Recordé el día que mi hija de perdió media hora en el fraccionamiento donde vivíamos. Ella tenía dos años, y un segundo de descuido por mi parte la hizo desaparecer. Fue subida al auto de unos vecinos que, intentando hacer el bien, me regalaron los veinte minutos más espantosos de mi vida.

Perder a un hijo es entrar a un agujero negro que succiona, como en el espacio, toda la energía, la vida como se le conoce, y dentro, no se sabe qué hay.

El día que llegué a vivir a este departamento, en esta ciudad que hoy padece la crisis de violencia más grave en su historia, asesinaron a una muchacha en la farmacia que está a escasos veinte metros de mi puerta.

Iba llegando junto con mi hija, con la niña de la imagen que tengo frente, convertida ya en una adolescente a la que no se le puede ocultar el horror. Ella supo que a unos pasos mataron a una mujer. Así como sabe que cada día, en esta bella ciudad, levantan a jovencitas y a niñas sin que las autoridades muevan un dedo.

Al escribir esto no pensaba hacer una denuncia ni tenía en mente hacer un reclamo, pero he cambiado de opinión porque ella, mi hija, está a punto de salir de casa y tengo miedo.

Todos los padres tenemos miedo de no ver volver a nuestros hijos. Y pienso en esos padres que ya pasan por eso. Algunos las encuentran muertas (en el mejor de los casos porque pese al dolor tienen certidumbre), ¿pero las que desaparecen? ¿Qué pasa? La angustia y el dolor entran junto con el cuerpo que lo sienten a una casa de espejos que los magnifica y los refleja al infinito.

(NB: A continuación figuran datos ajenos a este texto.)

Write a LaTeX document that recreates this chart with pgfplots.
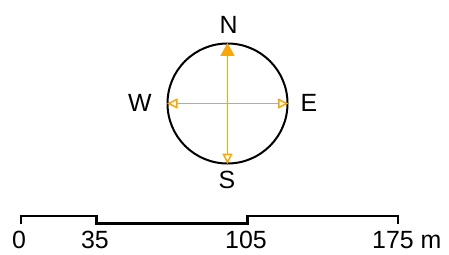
\documentclass[border=0pt]{standalone}
\usepackage{pgfplots}
\pgfplotsset{compat=1.18}
\usepackage{pgfplotstable}
\usepackage{fontspec}
\setmainfont{Liberation Sans}
\usetikzlibrary{arrows.meta}
\definecolor{compassorange}{HTML}{FFA500}
% scale bar outline, distances in metres; y in pixel rows
\pgfplotstableread{
m    y
0    224
0    216
35   216
35   223.5
105  223.5
105  216
175  216
175  224
}\scalebar
\begin{document}
\begin{tikzpicture}
\begin{axis}[
  width=449bp, height=255bp, scale only axis,
  xmin=0, xmax=449, ymin=0, ymax=255,
  y dir=reverse, hide axis, clip=false,
]
\path (rel axis cs:0,0) rectangle (rel axis cs:1,1);
% compass ring
\draw[black, line width=2bp] (axis cs:227.5,103.5) circle [radius=60];
% arrows
\addplot[compassorange, line width=1.5bp, -{Triangle[length=13bp,width=14bp]}] coordinates {(227.5,103.5) (227.5,43)};
\addplot[compassorange, line width=1.5bp, -{Triangle[open,length=10.5bp,width=10bp]}] coordinates {(227.5,103.5) (227.5,164)};
\addplot[compassorange, line width=1.5bp, -{Triangle[open,length=10.5bp,width=10bp]}] coordinates {(227.5,103.5) (167,103.5)};
\addplot[compassorange, line width=1.5bp, -{Triangle[open,length=10.5bp,width=10bp]}] coordinates {(227.5,103.5) (288.5,103.5)};
% labels
\node[anchor=base, font=\fontsize{25}{30}\selectfont, inner sep=0pt] at (axis cs:228.5,33) {N};
\node[anchor=base, font=\fontsize{25}{30}\selectfont, inner sep=0pt] at (axis cs:227,188) {S};
\node[anchor=base, font=\fontsize{25}{30}\selectfont, inner sep=0pt] at (axis cs:140,111.5) {W};
\node[anchor=base, font=\fontsize{25}{30}\selectfont, inner sep=0pt] at (axis cs:309,111.5) {E};
% scale bar
\addplot[black, line width=2.8bp, line join=miter] table[x expr={21+2.1543*\thisrow{m}}, y=y] {\scalebar};
\node[anchor=base, font=\fontsize{25}{30}\selectfont, inner sep=0pt] at (axis cs:19,248) {0};
\node[anchor=base, font=\fontsize{25}{30}\selectfont, inner sep=0pt] at (axis cs:95,248) {35};
\node[anchor=base, font=\fontsize{25}{30}\selectfont, inner sep=0pt] at (axis cs:246,248) {105};
\node[anchor=base west, font=\fontsize{25}{30}\selectfont, inner sep=0pt] at (axis cs:372,248) {175 m};
\end{axis}
\end{tikzpicture}
\end{document}
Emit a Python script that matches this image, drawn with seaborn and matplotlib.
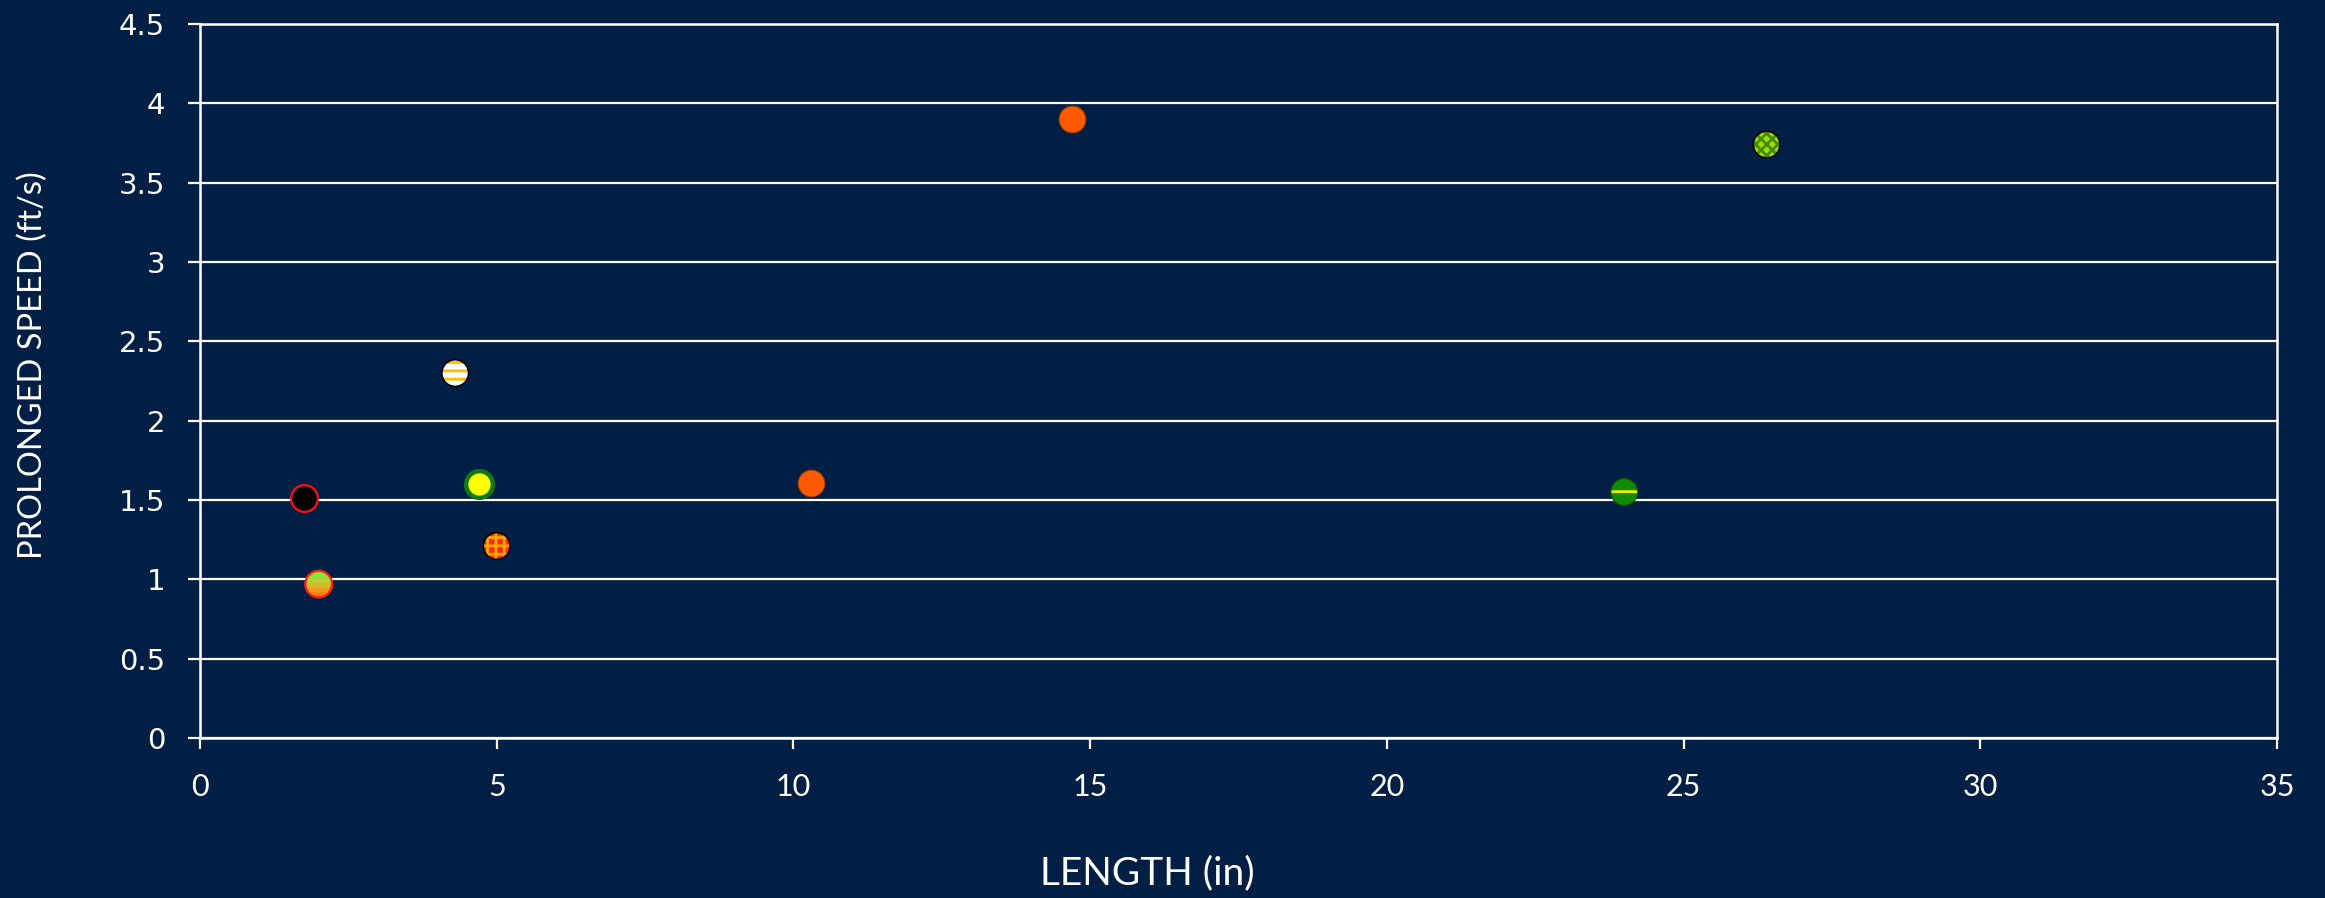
import numpy as np
import matplotlib
matplotlib.use("Agg")
import matplotlib.pyplot as plt
from matplotlib.path import Path
from matplotlib.markers import MarkerStyle
import seaborn as sns
import pandas as pd

# Measured specimens: body length and prolonged swimming speed
length_in = [1.75, 2.0, 4.3, 4.7, 5.0, 10.3, 14.7, 24.0, 26.4]
speed_fts = [1.51, 0.97, 2.30, 1.60, 1.21, 1.61, 3.90, 1.55, 3.74]

x_ticks = [0, 5, 10, 15, 20, 25, 30, 35]
y_ticks = [0, 0.5, 1, 1.5, 2, 2.5, 3, 3.5, 4, 4.5]
y_tick_labels = ["0", "0.5", "1", "1.5", "2", "2.5", "3", "3.5", "4", "4.5"]

BG = "#011F45"

# Per-point marker look: face, edge, edge width, hatch, hatch colour
looks = [
    dict(face="#000000", edge="#FF1010", lw=1.6, hatch=None, hcol=None),
    dict(face="gradient", edge="#FF1A1A", lw=1.6, hatch=None, hcol=None),
    dict(face="#FFFFFF", edge="#000000", lw=1.2, hatch="--", hcol="#FFBF00"),
    dict(face="#FFFF00", edge="#0E7A0E", lw=3.2, hatch=None, hcol=None),
    dict(face="#FF2A00", edge="#000000", lw=1.2, hatch="++", hcol="#FFA500"),
    dict(face="#FF5A00", edge="#9A3A00", lw=0.8, hatch=None, hcol=None),
    dict(face="#FF5A00", edge="#9A3A00", lw=0.8, hatch=None, hcol=None),
    dict(face="#138A00", edge="#0B5A00", lw=0.8, hatch="-", hcol="#E8F000"),
    dict(face="#A8D800", edge="#000000", lw=1.2, hatch="xxx", hcol="#3E8E00"),
]

df = pd.DataFrame({"length": length_in, "speed": speed_fts})

sns.set_theme(style="dark")
plt.rcParams["hatch.linewidth"] = 2.0

fig = plt.figure(figsize=(23.25, 8.98), dpi=100, facecolor=BG)
ax = fig.add_axes([200 / 2325, 1 - 738 / 898, (2277 - 200) / 2325, (738 - 24) / 898])
ax.set_facecolor(BG)

S = 370


def cap_marker(c):
    """Part of a unit circle above height c (used to build a vertical gradient)."""
    a0 = np.arcsin(c)
    t = np.linspace(a0, np.pi - a0, 60)
    verts = np.column_stack([np.cos(t), np.sin(t)])
    verts = np.vstack([verts, verts[:1]])
    return MarkerStyle(Path(verts, closed=True))


for i, lk in enumerate(looks):
    row = df.iloc[[i]]
    if lk["face"] == "gradient":
        bands = [(-1.0, "#FF7A10"), (-0.6, "#F29A1C"), (-0.25, "#D9B828"),
                 (0.1, "#B5D232"), (0.45, "#8CE23A")]
        for c, col in bands:
            mk = "o" if c <= -1 else cap_marker(c)
            sns.scatterplot(data=row, x="length", y="speed", ax=ax, s=S,
                            marker=mk, color=col, linewidth=0, zorder=3,
                            legend=False)
        sns.scatterplot(data=row, x="length", y="speed", ax=ax, s=S,
                        marker="o", facecolor="none", edgecolor=lk["edge"],
                        linewidth=lk["lw"], zorder=4, legend=False)
        continue
    if lk["hatch"]:
        sns.scatterplot(data=row, x="length", y="speed", ax=ax, s=S,
                        marker="o", facecolor=lk["face"], edgecolor=lk["hcol"],
                        hatch=lk["hatch"], linewidth=0, zorder=3, legend=False)
        sns.scatterplot(data=row, x="length", y="speed", ax=ax, s=S,
                        marker="o", facecolor="none", edgecolor=lk["edge"],
                        linewidth=lk["lw"], zorder=4, legend=False)
    else:
        sns.scatterplot(data=row, x="length", y="speed", ax=ax, s=S,
                        marker="o", facecolor=lk["face"], edgecolor=lk["edge"],
                        linewidth=lk["lw"], zorder=3, legend=False)

ax.set_xlim(0, 35)
ax.set_ylim(0, 4.5)
ax.set_xticks(x_ticks)
ax.set_yticks(y_ticks)
ax.set_yticklabels(y_tick_labels)

ax.grid(False)
ax.yaxis.grid(True, color="white", linewidth=1.6)
ax.set_axisbelow(True)

for side in ["left", "bottom", "right", "top"]:
    ax.spines[side].set_visible(True)
    ax.spines[side].set_color("white")
    ax.spines[side].set_linewidth(1.8)

ax.tick_params(axis="x", which="major", direction="out", length=8, width=1.6,
               color="white", labelcolor="white", pad=17, labelsize=22,
               bottom=True)
ax.tick_params(axis="y", which="major", direction="out", length=9, width=1.6,
               color="white", labelcolor="white", pad=16, labelsize=21,
               left=True)
for lab in ax.get_xticklabels():
    lab.set_fontfamily(["Lato", "DejaVu Sans"])
for lab in ax.get_yticklabels():
    lab.set_fontfamily(["DejaVu Sans"])

ax.set_xlabel("LENGTH (in)", color="white", fontsize=28,
              family=["Lato", "DejaVu Sans"])
ax.set_ylabel("PROLONGED SPEED (ft/s)", color="white", fontsize=23.5,
              family=["Lato", "DejaVu Sans"])
ax.xaxis.set_label_coords(0.456, -0.189)
ax.xaxis.label.set_va("center")
ax.yaxis.set_label_coords(-0.0805, 0.522)
ax.yaxis.label.set_va("center")

fig.savefig("out.png", dpi=100, facecolor=BG)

Este texto no pretendía ser una consigna, pero mejor sí. El castigo de Borges fue hacer oídos sordos a los temas políticos, cuando tuvo que fijar cierta postura.

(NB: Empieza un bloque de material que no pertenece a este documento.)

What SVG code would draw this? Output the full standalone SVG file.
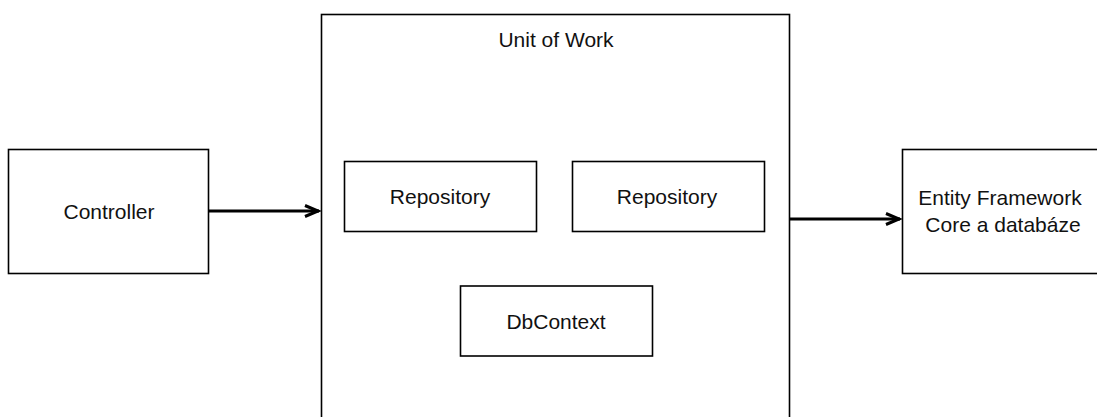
<svg xmlns="http://www.w3.org/2000/svg" width="1097" height="417" viewBox="0 0 1097 417">
<style>
.box{fill:#fff;stroke:#000;stroke-width:1.6}
.lbl{font-family:"Liberation Sans",Arial,sans-serif;font-size:21px;fill:#111;text-anchor:middle}
.edge{stroke:#000;stroke-width:3;fill:none}
</style>
<defs>
<marker id="arr" markerUnits="userSpaceOnUse" markerWidth="20" markerHeight="16" refX="15" refY="7" orient="auto" viewBox="0 0 20 14">
<path d="M1,1.5 L14,7 L1,12.5" fill="none" stroke="#000" stroke-width="3"/>
</marker>
</defs>
<rect width="1097" height="417" fill="#fff"/>
<g id="unitofwork">
<rect class="box" x="321.5" y="14.5" width="468" height="420"/>
<text class="lbl" x="556" y="47">Unit of Work</text>
</g>
<g id="controller">
<rect class="box" x="8.5" y="149.5" width="200" height="124"/>
<text class="lbl" x="109" y="219">Controller</text>
</g>
<g id="repository1">
<rect class="box" x="344.5" y="161.5" width="192" height="70"/>
<text class="lbl" x="440" y="204">Repository</text>
</g>
<g id="repository2">
<rect class="box" x="572.5" y="161.5" width="192" height="70"/>
<text class="lbl" x="667" y="204">Repository</text>
</g>
<g id="dbcontext">
<rect class="box" x="460.5" y="286" width="192" height="70"/>
<text class="lbl" x="556" y="329">DbContext</text>
</g>
<g id="efcore">
<rect class="box" x="902.5" y="149.5" width="220" height="124"/>
<text class="lbl" x="1000" y="205">Entity Framework</text>
<text class="lbl" x="1003" y="231.5">Core a databáze</text>
</g>
<g id="connectors">
<line class="edge" x1="209" y1="211" x2="319" y2="211" marker-end="url(#arr)"/>
<line class="edge" x1="790" y1="219" x2="900" y2="219" marker-end="url(#arr)"/>
</g>
</svg>
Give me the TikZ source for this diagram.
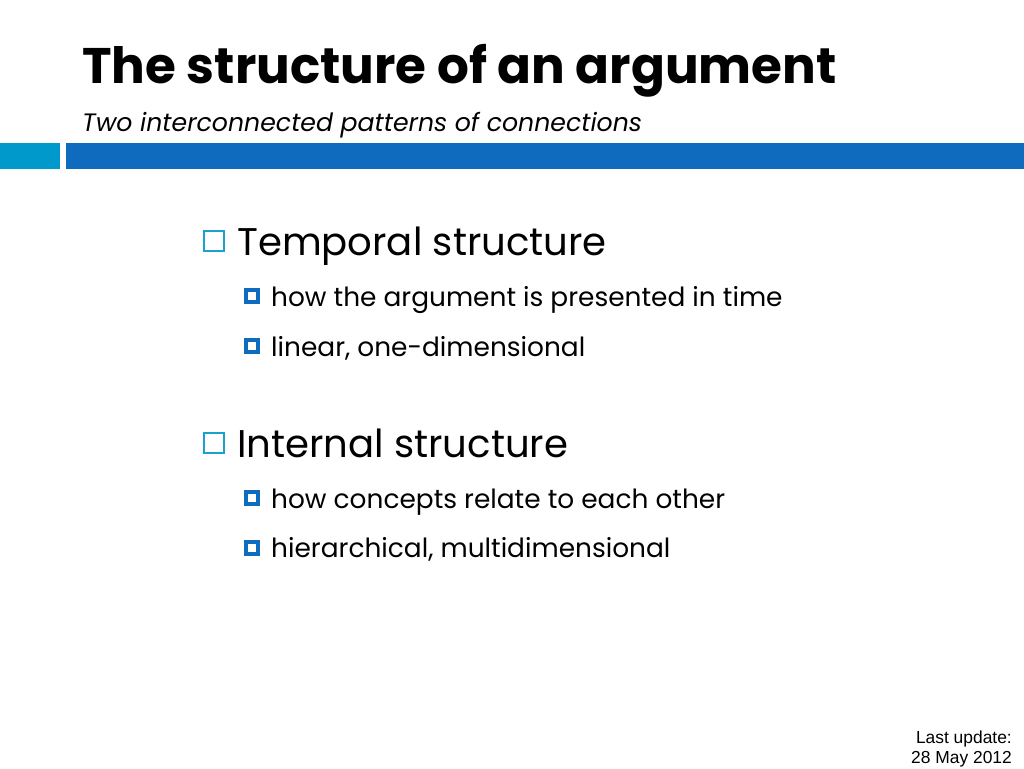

El que escribe narrativa no puede llevar una vida alterna de ficción.

Claudia Rivera Vivanco es hoy nuestra alcaldesa y no ha puesto toda su atención al problema de los levantamientos, los feminicidios y las desapariciones.

En vez de hacerlo achaca responsabilidades y sale a desgastar un discurso legítimo contra la violencia de genero para orientar la atención a otra parte. Y califica de misógino al crítico. Y da un rodeo y nunca llega.

Y mientras eso pasa, cientos de padres en esta ciudad se preguntan: ¿#DÓNDESTÁN?